In this video, Russell Moore recommends catechisms for their structure in training children on the basics of Christian doctrine; however, we should recognize when that structure needs to be adjusted based on the needs and struggles of the individual. To learn more about catechesis and a new curriculum designed to engage children with God’s truth in various ways, visit NewCityCatechism.com.

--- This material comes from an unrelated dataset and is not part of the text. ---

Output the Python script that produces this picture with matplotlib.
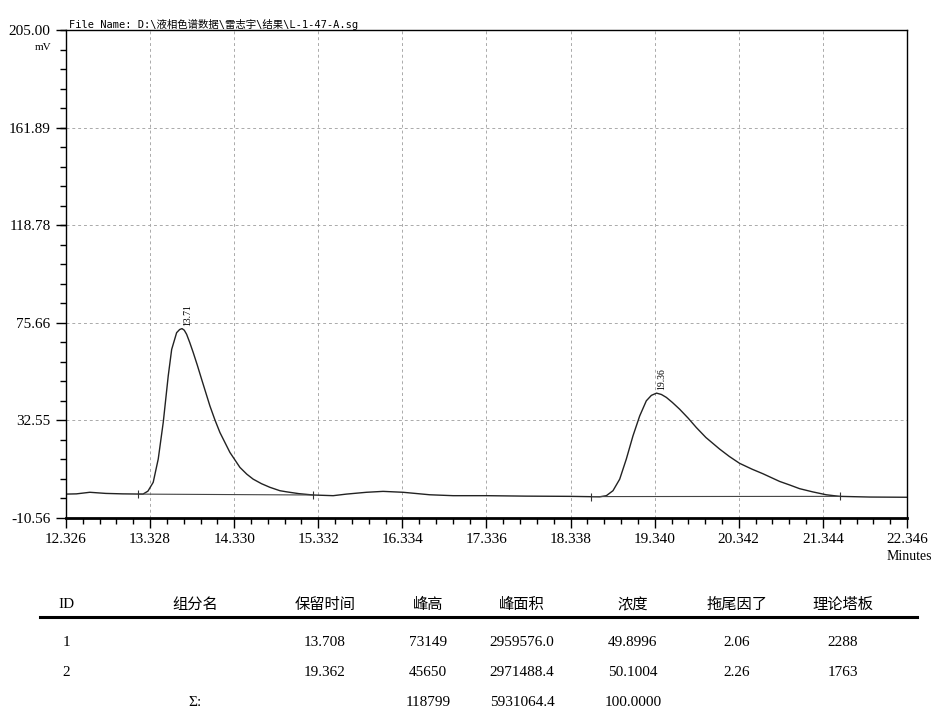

Baptists are often suspicious of the word “catechesis” and for good reason. Baptists have often seen in more formally ritual-based churches a form of catechism which is about preparing children to be able to come through confirmation. And so, many Baptists out of the believer’s church tradition have been suspicious of even the word “catechism.” And, I think that there’s some reason to be wary, sometimes, when it comes to catechisms because I’ve seen situations where parents have used catechisms in a way that unintentionally communicates to children that the Christian life is a hypercerebral and that the Christian life is merely about knowing the right answers to certain questions and being able to rattle off answers to whatever the questions are. That need not be the case, though, with catechisms.
Catechisms are designed to give a structure for parents as they are thinking about what the whole counsel of God is that they’re supposed to be passing on to the next generation. The give you a framework for what your child needs to be instructed in and to know. They’re fallible. They’re not Scripture, but they can be a handy tool. In this way, I would compare catechisms with gospel tracts. A gospel tract can often be a good coaching framework for someone sharing the gospel. But, obviously, if you’re sharing the gospel with someone, even if you’re using that basic structure of the tract or the evangelistic program, you’re going to want to anticipate certain particular responses.
So, if you’re going through the plan of salvation, and you realize you have someone who’s dealing with a deep sense of guilt and doesn’t think that God would ever receive her, then you’re going to want to emphasize the wideness of God’s mercy. If you’re talking to someone who’s skeptical about Jesus’s resurrection, you’ll want to deal more with questions of the historicity of the Bible and adapt to those questions.
I think the same thing is true with catechisms. There are many good catechisms out there that can give you the framework. As long as we don’t think that getting our children to memorize the right answers is all we need to do, and as long as we’re able to adjust and to recalibrate when we need to with specific issues that need to be emphasized more or in a different way with our children, catechisms can be very beneficial.